Skipping snacks on “easy” hikes. Even moderate terrain burns significant calories. Under-fueling on a 3-hour hike causes fatigue on the descent, which is when most injuries occur.

Packing snacks you haven’t tested. Trail hunger is real, but if a snack tastes poor, you’ll skip it at the worst moment. Test every snack on shorter training hikes first.

Packing all snacks at the bottom of the pack. This forces a full unpack at every rest break.
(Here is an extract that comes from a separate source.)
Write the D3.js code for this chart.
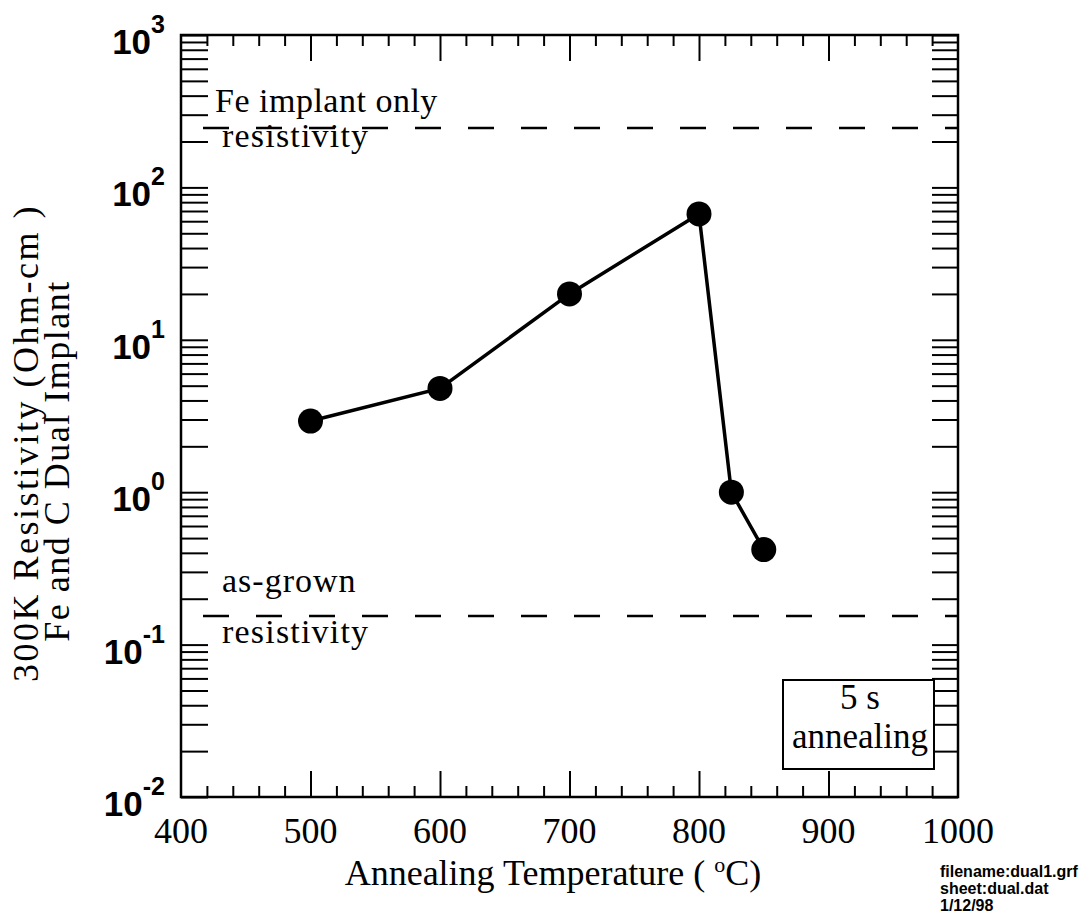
<!DOCTYPE html>
<html>
<head>
<meta charset="utf-8">
<script src="https://cdn.jsdelivr.net/npm/d3@7"></script>
<style>
  body { margin: 0; background: #fff; }
  svg { display: block; }
  .serif { font-family: "Liberation Serif", "Times New Roman", serif; fill: #000; }
  .sans { font-family: "Liberation Sans", Arial, sans-serif; font-weight: bold; fill: #000; }
</style>
</head>
<body>
<script>
var w = 1091;
var h = 916;

// data
var temps = [500, 600, 700, 800, 825, 850];
var resistivity = [2.93, 4.8, 20, 67, 1.0, 0.42];
var feOnlyLevel = 245;
var asGrownLevel = 0.154;
var xMajorTicks = [400, 500, 600, 700, 800, 900, 1000];
var yDecades = [-2, -1, 0, 1, 2, 3];
var notes = ['filename:dual1.grf', 'sheet:dual.dat', '1/12/98'];

// plot frame (window.top is reserved, so no "top" here)
var pLeft = 181, pRight = 958, pTop = 35, pBottom = 797;

var x = d3.scaleLinear().domain([400, 1000]).range([pLeft, pRight]);
var y = d3.scaleLog().domain([0.01, 1000]).range([pBottom, pTop]);

var svg = d3.select('body').append('svg')
    .attr('width', w)
    .attr('height', h);

// tick values
var xMinor = d3.range(420, 1000, 20).filter(function(d){ return d % 100 !== 0; });
var xMajorInner = xMajorTicks.slice(1, -1);
var yTicks = [];
yDecades.slice(0, -1).forEach(function(k){
  for (var m = 1; m <= 9; m++) yTicks.push(m * Math.pow(10, k));
});
yTicks.push(1000);

function tidy(g){
  g.select('.domain').remove();
  g.selectAll('.tick line').attr('stroke', '#000').attr('stroke-width', 2);
  g.selectAll('.tick text').remove();
}

svg.append('g').attr('transform', 'translate(0,' + pBottom + ')')
  .call(d3.axisBottom(x).tickValues(xMinor).tickSize(-11)).call(tidy);
svg.append('g').attr('transform', 'translate(0,' + pBottom + ')')
  .call(d3.axisBottom(x).tickValues(xMajorInner).tickSize(-26)).call(tidy);
svg.append('g').attr('transform', 'translate(0,' + pTop + ')')
  .call(d3.axisTop(x).tickValues(xMinor).tickSize(-11)).call(tidy);
svg.append('g').attr('transform', 'translate(0,' + pTop + ')')
  .call(d3.axisTop(x).tickValues(xMajorInner).tickSize(-26)).call(tidy);
svg.append('g').attr('transform', 'translate(' + pLeft + ',0)')
  .call(d3.axisLeft(y).tickValues(yTicks).tickSize(-27)).call(tidy);
svg.append('g').attr('transform', 'translate(' + pRight + ',0)')
  .call(d3.axisRight(y).tickValues(yTicks).tickSize(-26)).call(tidy);

// frame
svg.append('rect')
    .attr('x', pLeft).attr('y', pTop)
    .attr('width', pRight - pLeft).attr('height', pBottom - pTop)
    .attr('fill', 'none').attr('stroke', '#000').attr('stroke-width', 2.5);

// x tick labels
svg.selectAll('.xlab').data(xMajorTicks).enter().append('text')
    .attr('class', 'serif')
    .attr('x', function(d){ return x(d); })
    .attr('y', pBottom + 46)
    .attr('text-anchor', 'middle')
    .attr('font-size', 36)
    .text(function(d){ return d; });

// y tick labels 10^k
var ylab = svg.selectAll('.ylab').data(yDecades).enter().append('text')
    .attr('class', 'sans')
    .attr('x', 165)
    .attr('y', function(d){ return y(Math.pow(10, d)) + 19; })
    .attr('text-anchor', 'end')
    .attr('font-size', 35);
ylab.append('tspan').text('10');
ylab.append('tspan').attr('dy', -21).attr('font-size', 25)
    .text(function(d){ return d; });

// reference dashed lines
[feOnlyLevel, asGrownLevel].forEach(function(v){
  svg.append('line')
      .attr('x1', x(417)).attr('x2', pRight)
      .attr('y1', y(v)).attr('y2', y(v))
      .attr('stroke', '#000').attr('stroke-width', 2.5)
      .attr('stroke-dasharray', '26,27');
});

svg.append('text').attr('class', 'serif').attr('font-size', 34)
    .attr('x', 215).attr('y', y(feOnlyLevel) - 16).attr('letter-spacing', 0.5)
    .text('Fe implant only');
svg.append('text').attr('class', 'serif').attr('font-size', 34)
    .attr('x', 222).attr('y', y(feOnlyLevel) + 19).attr('letter-spacing', 1.2)
    .text('resistivity');
svg.append('text').attr('class', 'serif').attr('font-size', 34)
    .attr('x', 222).attr('y', y(asGrownLevel) - 24).attr('letter-spacing', 1)
    .text('as-grown');
svg.append('text').attr('class', 'serif').attr('font-size', 34)
    .attr('x', 222).attr('y', y(asGrownLevel) + 27).attr('letter-spacing', 1.2)
    .text('resistivity');

// data line and points
var pts = temps.map(function(t, i){ return { t: t, r: resistivity[i] }; });
svg.append('path').datum(pts)
    .attr('fill', 'none').attr('stroke', '#000').attr('stroke-width', 3.5)
    .attr('d', d3.line()
      .x(function(d){ return x(d.t); })
      .y(function(d){ return y(d.r); }));
svg.selectAll('circle').data(pts).enter().append('circle')
    .attr('cx', function(d){ return x(d.t); })
    .attr('cy', function(d){ return y(d.r); })
    .attr('r', 12.5)
    .attr('fill', '#000');

// annealing box
svg.append('rect')
    .attr('x', 783).attr('y', 680).attr('width', 151).attr('height', 89)
    .attr('fill', '#fff').attr('stroke', '#000').attr('stroke-width', 2);
svg.append('text').attr('class', 'serif').attr('font-size', 35)
    .attr('x', 860).attr('y', 709).attr('text-anchor', 'middle').text('5 s');
svg.append('text').attr('class', 'serif').attr('font-size', 35)
    .attr('x', 860).attr('y', 748).attr('text-anchor', 'middle').text('annealing');

// axis titles
var xt = svg.append('text').attr('class', 'serif').attr('font-size', 36)
    .attr('x', 553).attr('y', 885).attr('text-anchor', 'middle');
xt.append('tspan').text('Annealing Temperature ( ');
xt.append('tspan').attr('font-size', 22).attr('dy', -13).text('o');
xt.append('tspan').attr('dy', 13).text('C)');

svg.append('text').attr('class', 'serif').attr('font-size', 36)
    .attr('text-anchor', 'middle')
    .attr('letter-spacing', 2.5)
    .attr('transform', 'translate(38,443) rotate(-90)')
    .text('300K Resistivity (Ohm-cm )');
svg.append('text').attr('class', 'serif').attr('font-size', 36)
    .attr('text-anchor', 'middle')
    .attr('letter-spacing', 1.5)
    .attr('transform', 'translate(69,461) rotate(-90)')
    .text('Fe and C Dual Implant');

// file notes
svg.selectAll('.note').data(notes).enter().append('text')
    .attr('class', 'sans').attr('font-size', 16)
    .attr('x', 940)
    .attr('y', function(d, i){ return 877 + i * 17; })
    .text(function(d){ return d; });
</script>
</body>
</html>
Accessible snacks get eaten; inaccessible snacks get skipped.

If maintaining energy on long ascents is a challenge, my earlier guide on hike uphill without losing energy addresses pacing and fueling strategies together.

FAQs about Hiking Snacks That Boost Energy Fast

Question

What is the best single snack for quick energy on a hike?

Dates rank among the best options for fast, natural energy on a hike. They deliver around 280 calories per 100g, digest in 20-30 minutes, and need no preparation. Energy gels absorb faster but contain more processed ingredients. Dates suit hikers who prefer whole-food options with a similar speed of digestion.

Question

How much does a day's worth of hiking snacks weigh?

A full day of hiking snacks (600-1,500 calories) weighs roughly 150-350g when built around nuts, dried fruit, and nut butter packets. This weight fits comfortably in a hip belt pocket without noticeable impact on overall pack load.

Question

Are energy gels worth carrying for regular hiking?

Energy gels suit high-intensity sections like steep climbs or fast ridge traverses. For steady, moderate hiking, whole-food options like dates or trail mix provide similar energy with longer-lasting satiety. Carry 2-3 gels for hard sections and rely on trail mix or nut butter for general pacing.

Question

Can snacks alone replace a main meal on the trail?

For hikes under 4 hours, snacks alone sustain energy if they total 400-600 calories and include a mix of carbs and fat. For hikes over 4 hours, a proper meal provides sustained fuel and amino acids that snacks alone cannot deliver. Do not skip meals on multi-day trips.

Question

Do trail snacks need to stay refrigerated?

Most trail-optimized snacks – dried fruit, nuts, nut butter packets, energy gels, and rice cakes – stay stable at trail temperatures with no refrigeration needed. In summer heat above 35°C (95°F), avoid chocolate-coated snacks; they melt and stick. Check nut butter packets in high heat for oil separation before eating.

Conclusion

Fast-energy trail snacks work because they deliver simple carbohydrates quickly, stay light in the pack, and require no preparation on the move. Dates, energy gels, trail mix, nut butter packets, rice cakes, and banana chips each serve a specific fueling role.

Match the snack to the terrain: gels for steep climbs, trail mix for steady ground, nut butter for longer hauls. Eat every 45-60 minutes, pre-portion before you leave, and keep snacks within reach in your hip belt or lid pocket.